**DIRECTIVE**. Reproduce the listing word for word. Skip any image.

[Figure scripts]
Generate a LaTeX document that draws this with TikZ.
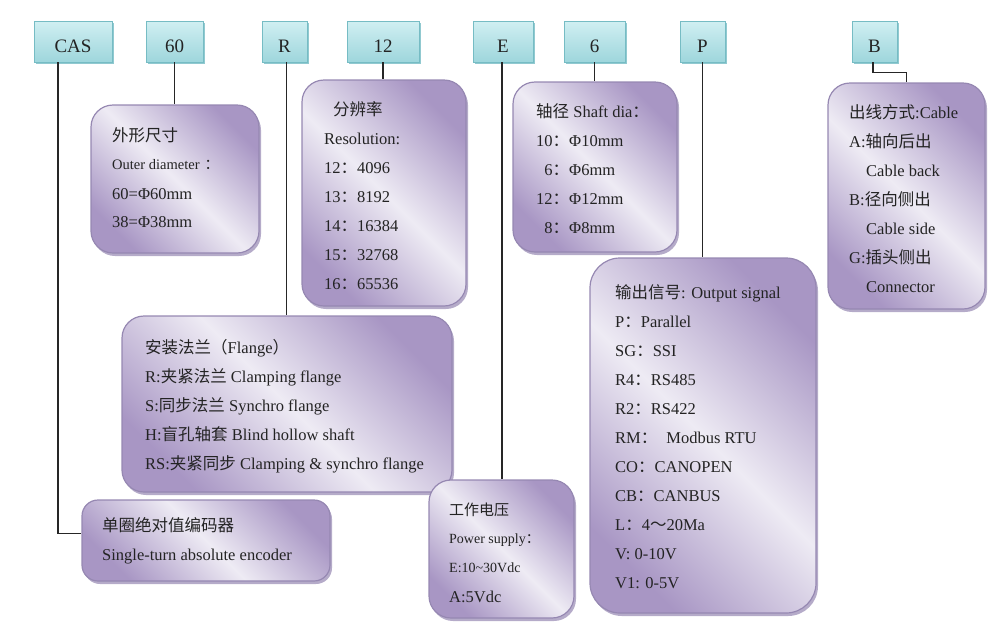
\documentclass[tikz,border=0pt]{standalone}
\usepackage{fontspec}
\setmainfont{Liberation Serif}
\newfontfamily\zhfont{Noto Sans CJK SC}
\newcommand{\zh}[1]{{\zhfont #1}}
\usetikzlibrary{shadows}

\definecolor{lavd}{RGB}{168,150,196}
\definecolor{lavl}{RGB}{238,235,244}
\definecolor{lavedge}{RGB}{150,136,178}
\definecolor{cyl}{RGB}{208,239,242}
\definecolor{cyd}{RGB}{158,214,220}
\definecolor{cyedge}{RGB}{118,188,196}
\definecolor{ink}{RGB}{35,35,35}

\tikzset{
  code/.style={draw=cyedge, line width=.8pt, top color=cyl, bottom color=cyd,
    drop shadow={shadow xshift=2pt, shadow yshift=-2pt, fill=cyedge, opacity=.8},
    anchor=base, inner sep=0pt, text height=31pt, text depth=10pt,
    font=\fontsize{19}{19}\selectfont, text=ink},
  info/.style={draw=lavedge, line width=1.2pt, rounded corners=22pt,
    left color=lavd, right color=lavd, middle color=lavl, shading angle=135,
    drop shadow={shadow xshift=2pt, shadow yshift=-3pt, fill=lavedge, opacity=.7}},
  txt/.style={anchor=base west, inner sep=0pt, text=ink,
    font=\fontsize{16.5}{19}\selectfont},
  wire/.style={line width=1.1pt, black!85}
}

\begin{document}
\begin{tikzpicture}[x=1pt, y=-1pt]
\useasboundingbox (0,0) rectangle (1000,633);

% code fields
\node[code, minimum width=78pt] (cas) at (73,52) {CAS};
\node[code, minimum width=57pt] (d60) at (174.5,52) {60};
\node[code, minimum width=45pt] (flg) at (284.5,52) {R};
\node[code, minimum width=72pt] (res) at (383,52) {12};
\node[code, minimum width=60pt] (pwr) at (503,52) {E};
\node[code, minimum width=61pt] (sft) at (594.5,52) {6};
\node[code, minimum width=45pt] (sig) at (702.5,52) {P};
\node[code, minimum width=45pt] (cbl) at (874.5,52) {B};

% explanation boxes
\node[info, minimum width=168pt, minimum height=148pt] (outerbox) at (175,179) {};
\node[info, minimum width=164pt, minimum height=226pt] (resbox) at (384,193) {};
\node[info, minimum width=164pt, minimum height=170pt] (sftbox) at (595,167) {};
\node[info, minimum width=157pt, minimum height=226pt] (cblbox) at (906.5,196) {};
\node[info, minimum width=330pt, minimum height=176pt] (flgbox) at (287,404) {};
\node[info, minimum width=248pt, minimum height=81pt, rounded corners=16pt] (encbox) at (206,540.5) {};
\node[info, minimum width=145pt, minimum height=138pt] (pwrbox) at (501.5,549) {};
\node[info, minimum width=226pt, minimum height=355pt, rounded corners=30pt] (sigbox) at (703,435.5) {};

% connectors
\draw[wire] ([xshift=-15pt]cas.south) |- ([yshift=7pt]encbox.west);
\draw[wire] (d60.south) -- (d60.south |- outerbox.north);
\draw[wire] ([xshift=2pt]flg.south) -- ([xshift=2pt]flg.south |- flgbox.north);
\draw[wire] (res.south) -- (res.south |- resbox.north);
\draw[wire] ([xshift=-1pt]pwr.south) -- ([xshift=-1pt]pwr.south |- pwrbox.north);
\draw[wire] (sft.south) -- (sft.south |- sftbox.north);
\draw[wire] (sig.south) -- (sig.south |- sigbox.north);
\draw[wire] ([xshift=-1.5pt]cbl.south) -- ++(0,10) -| (cblbox.north);

% outer diameter
\node[txt] (outer0) at (112,141) {\zh{外形尺寸}};
\node[txt, font=\fontsize{14.5}{17}\selectfont] (outer1) at (112,169) {Outer diameter\hspace{5pt}\zh{：}};
\node[txt] (outer2) at (112,199) {60=Φ60mm};
\node[txt] (outer3) at (112,227) {38=Φ38mm};

% resolution
\node[txt] (res0) at (333,115) {\zh{分辨率}};
\foreach \t [count=\i] in {{Resolution:}, {12\zh{：}4096}, {13\zh{：}8192},
    {14\zh{：}16384}, {15\zh{：}32768}, {16\zh{：}65536}}
  \node[txt] (res\i) at (324,115+29*\i) {\t};

% shaft
\foreach \t [count=\i from 0] in {{\zh{轴径} Shaft dia\zh{：}}, {10\zh{：}Φ10mm},
    {\phantom{1}6\zh{：}Φ6mm}, {12\zh{：}Φ12mm}, {\phantom{1}8\zh{：}Φ8mm}}
  \node[txt] (sft\i) at (536,117+29*\i) {\t};

% cable
\foreach \t [count=\i from 0] in {{\zh{出线方式}:Cable}, {A:\zh{轴向后出}},
    {\hspace{17pt}Cable back}, {B:\zh{径向侧出}}, {\hspace{17pt}Cable side},
    {G:\zh{插头侧出}}, {\hspace{17pt}Connector}}
  \node[txt] (cbl\i) at (849,118+29*\i) {\t};

% flange
\foreach \t [count=\i from 0] in {{\zh{安装法兰（}Flange\zh{）}},
    {R:\zh{夹紧法兰} Clamping flange}, {S:\zh{同步法兰} Synchro flange},
    {H:\zh{盲孔轴套} Blind hollow shaft}, {RS:\zh{夹紧同步} Clamping \& synchro flange}}
  \node[txt] (flg\i) at (145,353+29*\i) {\t};

% encoder
\node[txt] (enc0) at (102,531) {\zh{单圈绝对值编码器}};
\node[txt] (enc1) at (102,560) {Single-turn absolute encoder};

% power supply
\node[txt, font=\fontsize{15}{17}\selectfont] (pwr0) at (449,515) {\zh{工作电压}};
\node[txt, font=\fontsize{14}{16}\selectfont] (pwr1) at (449,543) {Power supply\zh{：}};
\node[txt, font=\fontsize{14}{16}\selectfont] (pwr2) at (449,572) {E:10\textasciitilde 30Vdc};
\node[txt] (pwr3) at (449,602) {A:5Vdc};

% output signal
\foreach \t [count=\i from 0] in {{\zh{输出信号}: Output signal}, {P\zh{：}Parallel},
    {SG\zh{：}SSI}, {R4\zh{：}RS485}, {R2\zh{：}RS422}, {RM\zh{：}\hspace{9pt}Modbus RTU},
    {CO\zh{：}CANOPEN}, {CB\zh{：}CANBUS}, {L\zh{：}4\zh{～}20Ma}, {V: 0-10V}, {V1: 0-5V}}
  \node[txt] (sig\i) at (615,298+29*\i) {\t};
\end{tikzpicture}
\end{document}
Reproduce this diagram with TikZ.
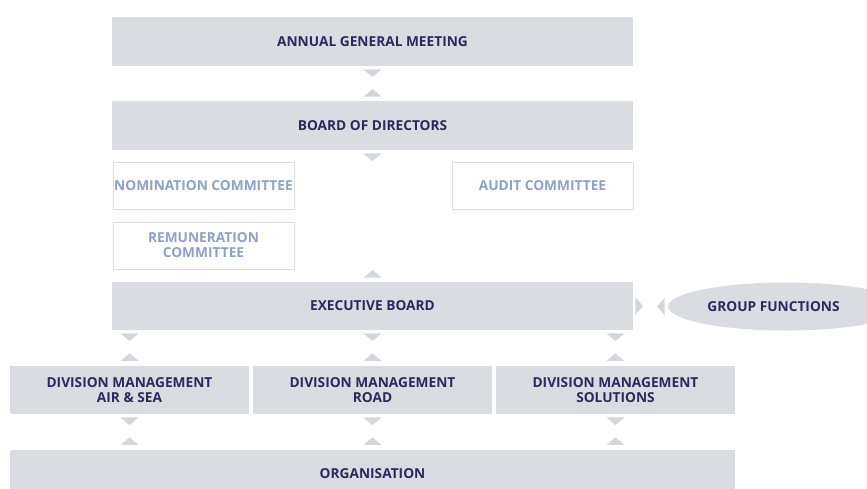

**REPLY TO THE TASK**.
Generate a LaTeX document that draws this with TikZ.
\documentclass[tikz,border=0pt]{standalone}
\usepackage{fontspec}
\setmainfont{Liberation Serif}
\newfontfamily\zhfont{Noto Sans CJK SC}
\newcommand{\zh}[1]{{\zhfont #1}}
\usetikzlibrary{shadows}

\definecolor{lavd}{RGB}{168,150,196}
\definecolor{lavl}{RGB}{238,235,244}
\definecolor{lavedge}{RGB}{150,136,178}
\definecolor{cyl}{RGB}{208,239,242}
\definecolor{cyd}{RGB}{158,214,220}
\definecolor{cyedge}{RGB}{118,188,196}
\definecolor{ink}{RGB}{35,35,35}

\tikzset{
  code/.style={draw=cyedge, line width=.8pt, top color=cyl, bottom color=cyd,
    drop shadow={shadow xshift=2pt, shadow yshift=-2pt, fill=cyedge, opacity=.8},
    anchor=base, inner sep=0pt, text height=31pt, text depth=10pt,
    font=\fontsize{19}{19}\selectfont, text=ink},
  info/.style={draw=lavedge, line width=1.2pt, rounded corners=22pt,
    left color=lavd, right color=lavd, middle color=lavl, shading angle=135,
    drop shadow={shadow xshift=2pt, shadow yshift=-3pt, fill=lavedge, opacity=.7}},
  txt/.style={anchor=base west, inner sep=0pt, text=ink,
    font=\fontsize{16.5}{19}\selectfont},
  wire/.style={line width=1.1pt, black!85}
}

\begin{document}
\begin{tikzpicture}[x=1pt, y=-1pt]
\useasboundingbox (0,0) rectangle (1000,633);

% code fields
\node[code, minimum width=78pt] (cas) at (73,52) {CAS};
\node[code, minimum width=57pt] (d60) at (174.5,52) {60};
\node[code, minimum width=45pt] (flg) at (284.5,52) {R};
\node[code, minimum width=72pt] (res) at (383,52) {12};
\node[code, minimum width=60pt] (pwr) at (503,52) {E};
\node[code, minimum width=61pt] (sft) at (594.5,52) {6};
\node[code, minimum width=45pt] (sig) at (702.5,52) {P};
\node[code, minimum width=45pt] (cbl) at (874.5,52) {B};

% explanation boxes
\node[info, minimum width=168pt, minimum height=148pt] (outerbox) at (175,179) {};
\node[info, minimum width=164pt, minimum height=226pt] (resbox) at (384,193) {};
\node[info, minimum width=164pt, minimum height=170pt] (sftbox) at (595,167) {};
\node[info, minimum width=157pt, minimum height=226pt] (cblbox) at (906.5,196) {};
\node[info, minimum width=330pt, minimum height=176pt] (flgbox) at (287,404) {};
\node[info, minimum width=248pt, minimum height=81pt, rounded corners=16pt] (encbox) at (206,540.5) {};
\node[info, minimum width=145pt, minimum height=138pt] (pwrbox) at (501.5,549) {};
\node[info, minimum width=226pt, minimum height=355pt, rounded corners=30pt] (sigbox) at (703,435.5) {};

% connectors
\draw[wire] ([xshift=-15pt]cas.south) |- ([yshift=7pt]encbox.west);
\draw[wire] (d60.south) -- (d60.south |- outerbox.north);
\draw[wire] ([xshift=2pt]flg.south) -- ([xshift=2pt]flg.south |- flgbox.north);
\draw[wire] (res.south) -- (res.south |- resbox.north);
\draw[wire] ([xshift=-1pt]pwr.south) -- ([xshift=-1pt]pwr.south |- pwrbox.north);
\draw[wire] (sft.south) -- (sft.south |- sftbox.north);
\draw[wire] (sig.south) -- (sig.south |- sigbox.north);
\draw[wire] ([xshift=-1.5pt]cbl.south) -- ++(0,10) -| (cblbox.north);

% outer diameter
\node[txt] (outer0) at (112,141) {\zh{外形尺寸}};
\node[txt, font=\fontsize{14.5}{17}\selectfont] (outer1) at (112,169) {Outer diameter\hspace{5pt}\zh{：}};
\node[txt] (outer2) at (112,199) {60=Φ60mm};
\node[txt] (outer3) at (112,227) {38=Φ38mm};

% resolution
\node[txt] (res0) at (333,115) {\zh{分辨率}};
\foreach \t [count=\i] in {{Resolution:}, {12\zh{：}4096}, {13\zh{：}8192},
    {14\zh{：}16384}, {15\zh{：}32768}, {16\zh{：}65536}}
  \node[txt] (res\i) at (324,115+29*\i) {\t};

% shaft
\foreach \t [count=\i from 0] in {{\zh{轴径} Shaft dia\zh{：}}, {10\zh{：}Φ10mm},
    {\phantom{1}6\zh{：}Φ6mm}, {12\zh{：}Φ12mm}, {\phantom{1}8\zh{：}Φ8mm}}
  \node[txt] (sft\i) at (536,117+29*\i) {\t};

% cable
\foreach \t [count=\i from 0] in {{\zh{出线方式}:Cable}, {A:\zh{轴向后出}},
    {\hspace{17pt}Cable back}, {B:\zh{径向侧出}}, {\hspace{17pt}Cable side},
    {G:\zh{插头侧出}}, {\hspace{17pt}Connector}}
  \node[txt] (cbl\i) at (849,118+29*\i) {\t};

% flange
\foreach \t [count=\i from 0] in {{\zh{安装法兰（}Flange\zh{）}},
    {R:\zh{夹紧法兰} Clamping flange}, {S:\zh{同步法兰} Synchro flange},
    {H:\zh{盲孔轴套} Blind hollow shaft}, {RS:\zh{夹紧同步} Clamping \& synchro flange}}
  \node[txt] (flg\i) at (145,353+29*\i) {\t};

% encoder
\node[txt] (enc0) at (102,531) {\zh{单圈绝对值编码器}};
\node[txt] (enc1) at (102,560) {Single-turn absolute encoder};

% power supply
\node[txt, font=\fontsize{15}{17}\selectfont] (pwr0) at (449,515) {\zh{工作电压}};
\node[txt, font=\fontsize{14}{16}\selectfont] (pwr1) at (449,543) {Power supply\zh{：}};
\node[txt, font=\fontsize{14}{16}\selectfont] (pwr2) at (449,572) {E:10\textasciitilde 30Vdc};
\node[txt] (pwr3) at (449,602) {A:5Vdc};

% output signal
\foreach \t [count=\i from 0] in {{\zh{输出信号}: Output signal}, {P\zh{：}Parallel},
    {SG\zh{：}SSI}, {R4\zh{：}RS485}, {R2\zh{：}RS422}, {RM\zh{：}\hspace{9pt}Modbus RTU},
    {CO\zh{：}CANOPEN}, {CB\zh{：}CANBUS}, {L\zh{：}4\zh{～}20Ma}, {V: 0-10V}, {V1: 0-5V}}
  \node[txt] (sig\i) at (615,298+29*\i) {\t};
\end{tikzpicture}
\end{document}
Reproduce this diagram with TikZ.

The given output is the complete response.